> [Material provided]
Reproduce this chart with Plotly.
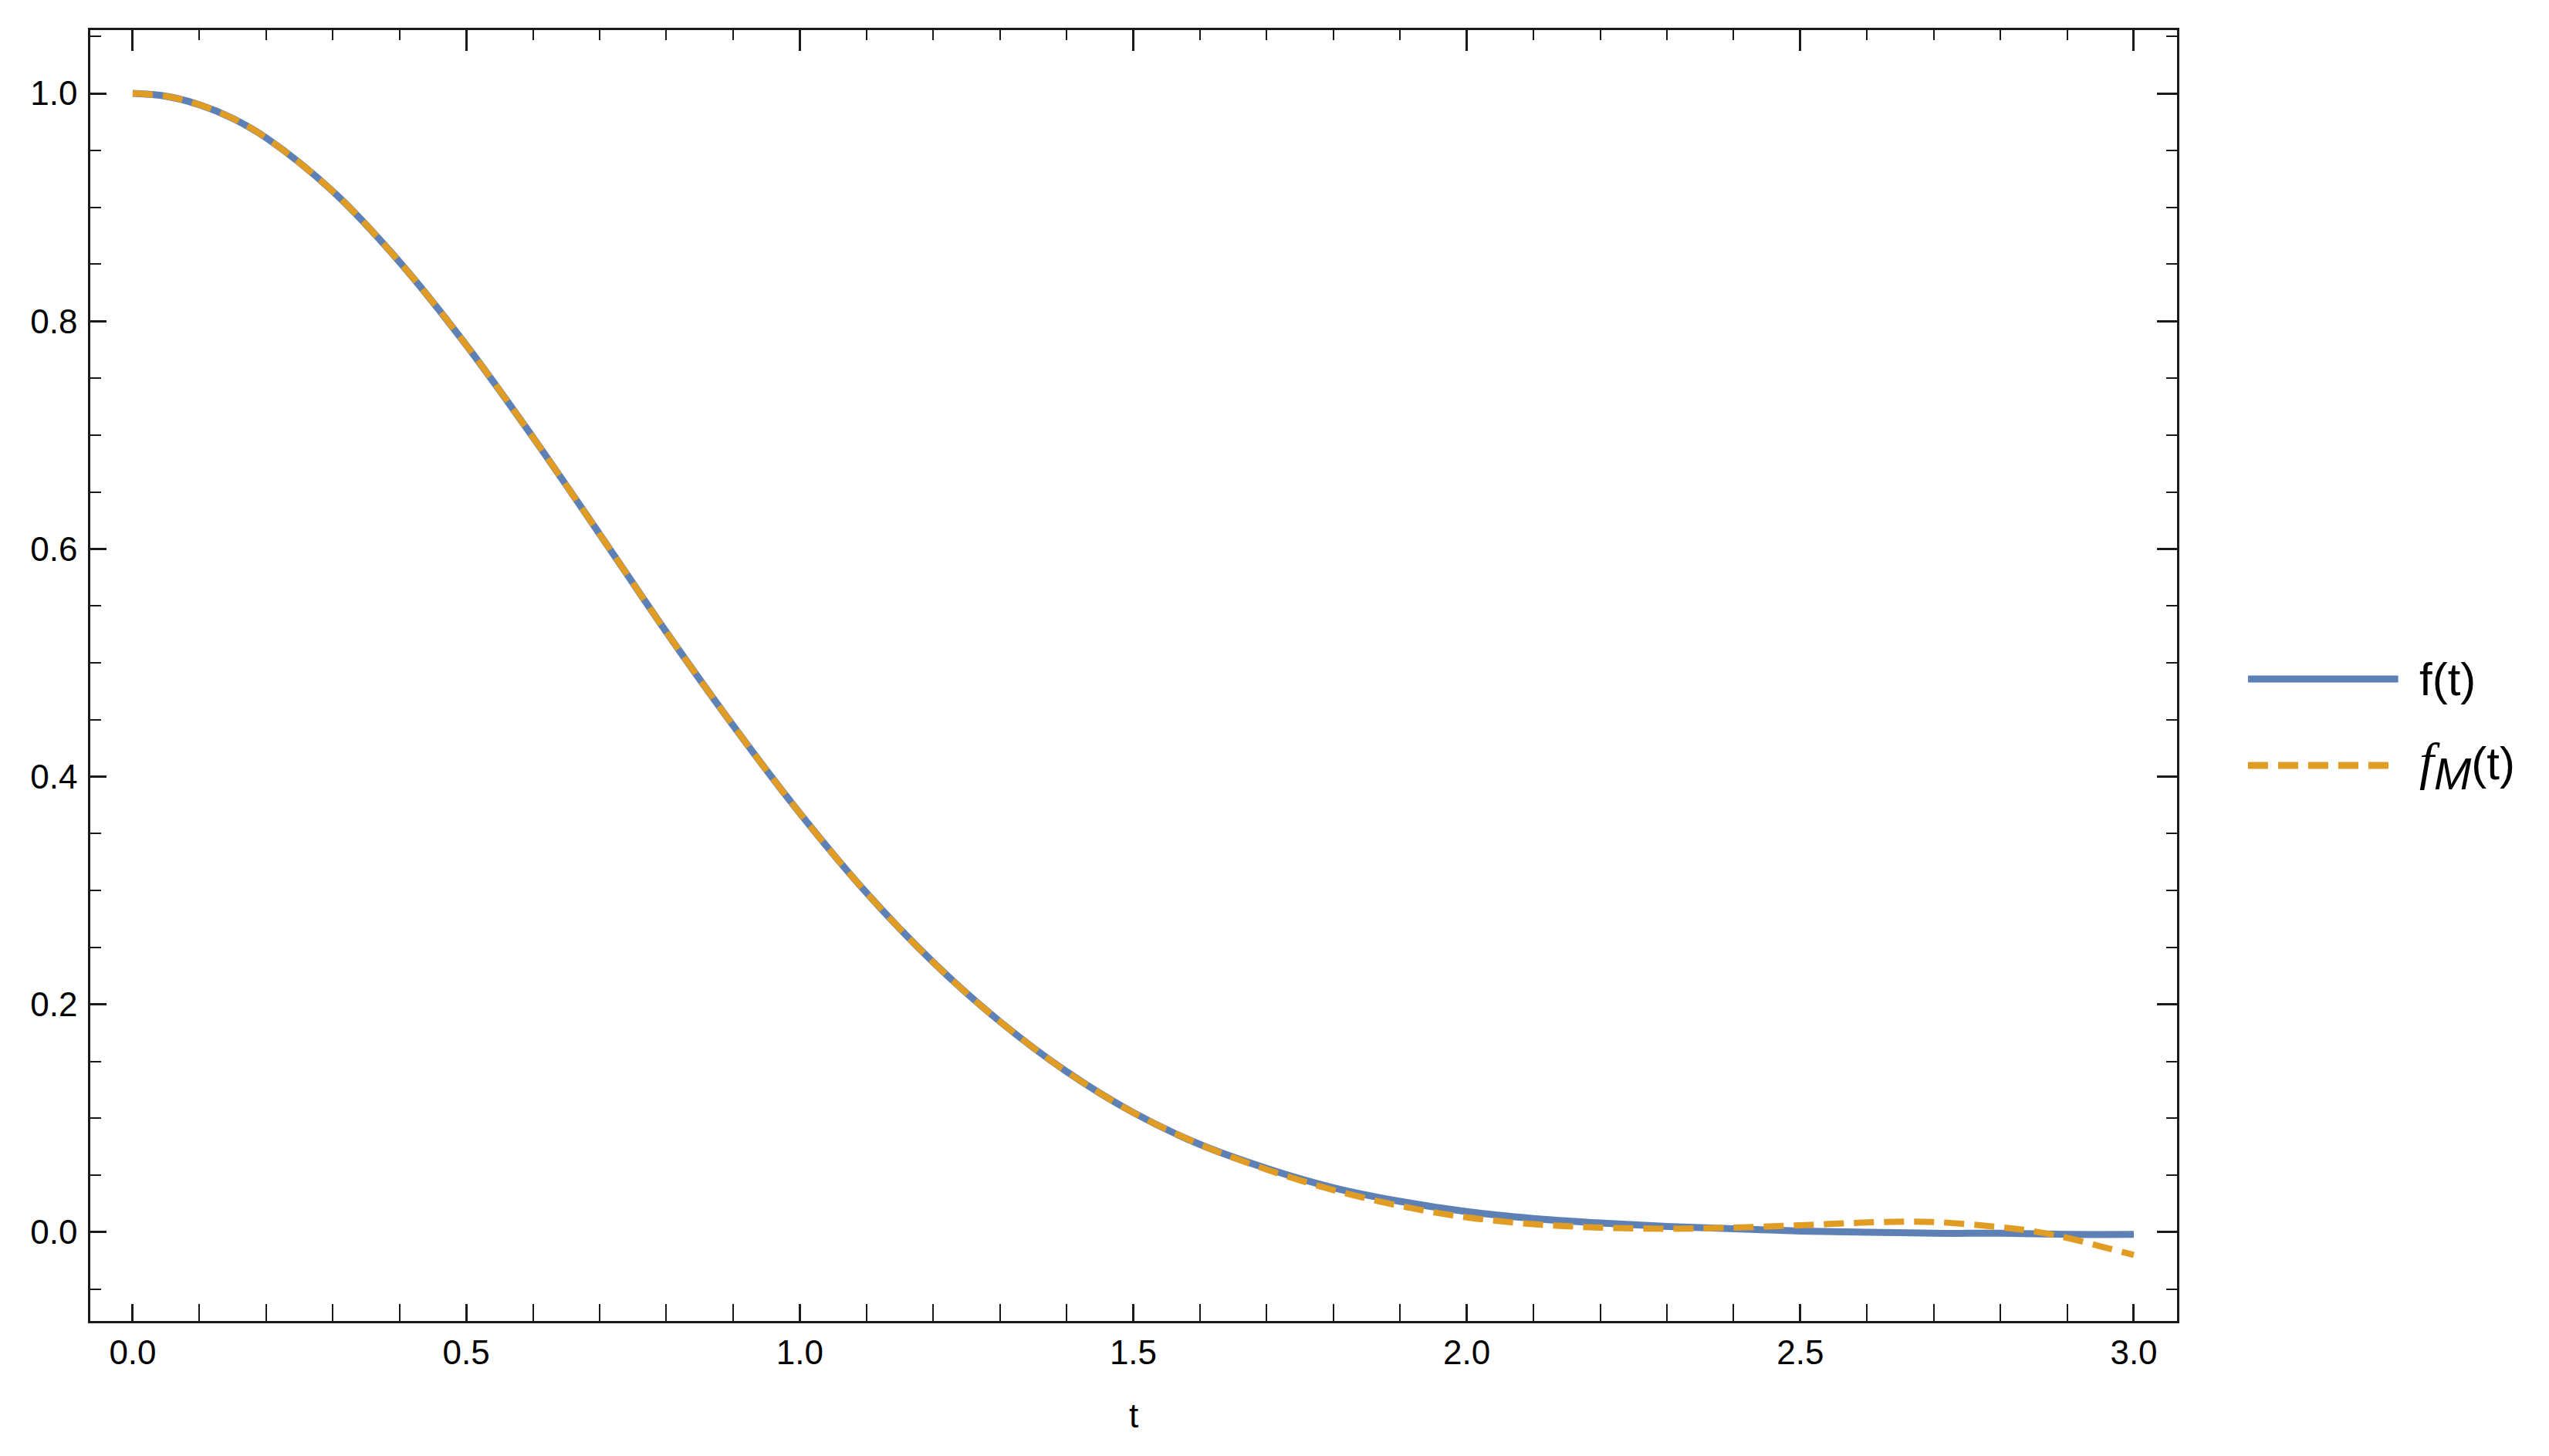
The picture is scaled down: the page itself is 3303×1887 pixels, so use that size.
import plotly.graph_objects as go

# ---- data ----
t_vals = [0.0, 0.05, 0.1, 0.15, 0.2, 0.3, 0.4, 0.5, 0.6, 0.7, 0.8, 0.9, 1.0,
          1.1, 1.2, 1.3, 1.4, 1.5, 1.6, 1.7, 1.8, 1.9, 2.0,
          2.1, 2.2, 2.3, 2.4, 2.5, 2.6, 2.7, 2.8, 2.9, 3.0]

f_vals = [1.000, 0.9975, 0.990, 0.978, 0.961, 0.914, 0.852, 0.779, 0.698, 0.613, 0.527, 0.445, 0.368,
          0.298, 0.237, 0.185, 0.141, 0.105, 0.077, 0.056, 0.039, 0.027, 0.018,
          0.012, 0.008, 0.005, 0.003, 0.001, 0.000, -0.001, -0.001, -0.002, -0.002]

tM_vals = [0.0, 0.05, 0.1, 0.15, 0.2, 0.3, 0.4, 0.5, 0.6, 0.7, 0.8, 0.9, 1.0,
           1.1, 1.2, 1.3, 1.4, 1.5, 1.6, 1.7, 1.8, 1.9, 2.0,
           2.1, 2.2, 2.3, 2.4, 2.5, 2.6, 2.7, 2.8, 2.85, 2.9, 2.95, 3.0]

fM_vals = [1.000, 0.9975, 0.990, 0.978, 0.961, 0.914, 0.852, 0.779, 0.698, 0.613, 0.527, 0.445, 0.368,
           0.298, 0.237, 0.185, 0.141, 0.105, 0.077, 0.055, 0.037, 0.023, 0.013,
           0.007, 0.004, 0.003, 0.004, 0.006, 0.0085, 0.0089, 0.0043, 0.0007, -0.0050, -0.0125, -0.0200]

x_major_ticks = [0.0, 0.5, 1.0, 1.5, 2.0, 2.5, 3.0]
x_tick_labels = ["0.0", "0.5", "1.0", "1.5", "2.0", "2.5", "3.0"]
y_major_ticks = [0.0, 0.2, 0.4, 0.6, 0.8, 1.0]
y_tick_labels = ["0.0", "0.2", "0.4", "0.6", "0.8", "1.0"]

series_names = ["f(t)",
                "<span style='font-family:Liberation Serif;font-size:68px'><i>f</i></span>"
                "<sub><span style='font-size:58px'><i>M</i></span></sub>(t)"]

BLUE = "#5E81B5"
ORANGE = "#E19C24"
FONT = "Liberation Sans"

X_RANGE = [-0.0636, 3.0648]
Y_RANGE = [-0.078, 1.0556]

fig = go.Figure()
fig.add_trace(go.Scatter(x=t_vals, y=f_vals, mode="lines",
                         line=dict(color=BLUE, width=9, shape="spline", smoothing=1.0),
                         showlegend=False, hoverinfo="skip"))
fig.add_trace(go.Scatter(x=tM_vals, y=fM_vals, mode="lines",
                         line=dict(color=ORANGE, width=8, dash="26px,13px", shape="spline", smoothing=1.0),
                         showlegend=False, hoverinfo="skip"))
# dummy trace to create the overlay (top/right tick) axes
fig.add_trace(go.Scatter(x=[None], y=[None], xaxis="x2", yaxis="y2",
                         showlegend=False, hoverinfo="skip"))

tickfont = dict(family=FONT, size=44, color="black")
AX = "#1a1a1a"

fig.update_layout(
    width=3295, height=1879,
    margin=dict(l=109, r=482, t=31, b=175),
    paper_bgcolor="white", plot_bgcolor="white",
    showlegend=False,
    xaxis=dict(range=X_RANGE, showgrid=False, zeroline=False,
               showline=True, linecolor=AX, linewidth=2.5, mirror=True,
               ticks="inside", ticklen=22, tickwidth=2.5, tickcolor=AX,
               tickvals=x_major_ticks, ticktext=x_tick_labels,
               tickfont=tickfont, ticklabelstandoff=0,
               minor=dict(dtick=0.1, tick0=0, ticks="inside", ticklen=22, tickwidth=2, tickcolor=AX, showgrid=False),
               title=dict(text="t", font=dict(family=FONT, size=44, color="black"), standoff=44)),
    yaxis=dict(range=Y_RANGE, showgrid=False, zeroline=False,
               showline=True, linecolor=AX, linewidth=2.5, mirror=True,
               ticks="inside", ticklen=21, tickwidth=2.5, tickcolor=AX,
               tickvals=y_major_ticks, ticktext=y_tick_labels,
               tickfont=tickfont, ticklabelstandoff=5,
               minor=dict(dtick=0.05, tick0=0, ticks="inside", ticklen=14, tickwidth=2, tickcolor=AX, showgrid=False)),
    xaxis2=dict(range=X_RANGE, overlaying="x", side="top", anchor="y2",
                showgrid=False, zeroline=False, showline=False, showticklabels=False,
                ticks="inside", ticklen=27, tickwidth=2.5, tickcolor=AX,
                tickvals=x_major_ticks,
                minor=dict(dtick=0.1, tick0=0, ticks="inside", ticklen=13, tickwidth=2, tickcolor=AX, showgrid=False)),
    yaxis2=dict(range=Y_RANGE, overlaying="y", side="right", anchor="x2",
                showgrid=False, zeroline=False, showline=False, showticklabels=False,
                ticks="inside", ticklen=26, tickwidth=2.5, tickcolor=AX,
                tickvals=y_major_ticks,
                minor=dict(dtick=0.05, tick0=0, ticks="inside", ticklen=14, tickwidth=2, tickcolor=AX, showgrid=False)),
)

# ---- manual legend (long line samples as in the reference) ----
legend_y = [0.4973, 0.4304]
legend_colors = [BLUE, ORANGE]
legend_dash = ["solid", "26px,13px"]
for yy, col, dsh, name in zip(legend_y, legend_colors, legend_dash, series_names):
    fig.add_shape(type="line", xref="paper", yref="paper",
                  x0=1.034, x1=1.106, y0=yy, y1=yy,
                  line=dict(color=col, width=9, dash=dsh))
    fig.add_annotation(xref="paper", yref="paper", x=1.1155, y=yy,
                       xanchor="left", yanchor="middle", showarrow=False,
                       text=name, font=dict(family=FONT, size=60, color="black"))

fig.write_html("out.html")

> [Work required] Pick out and copy the lines of the material that include the word "picture".

> [Output for this exercise]
The picture is scaled down: the page itself is 3303×1887 pixels, so use that size.

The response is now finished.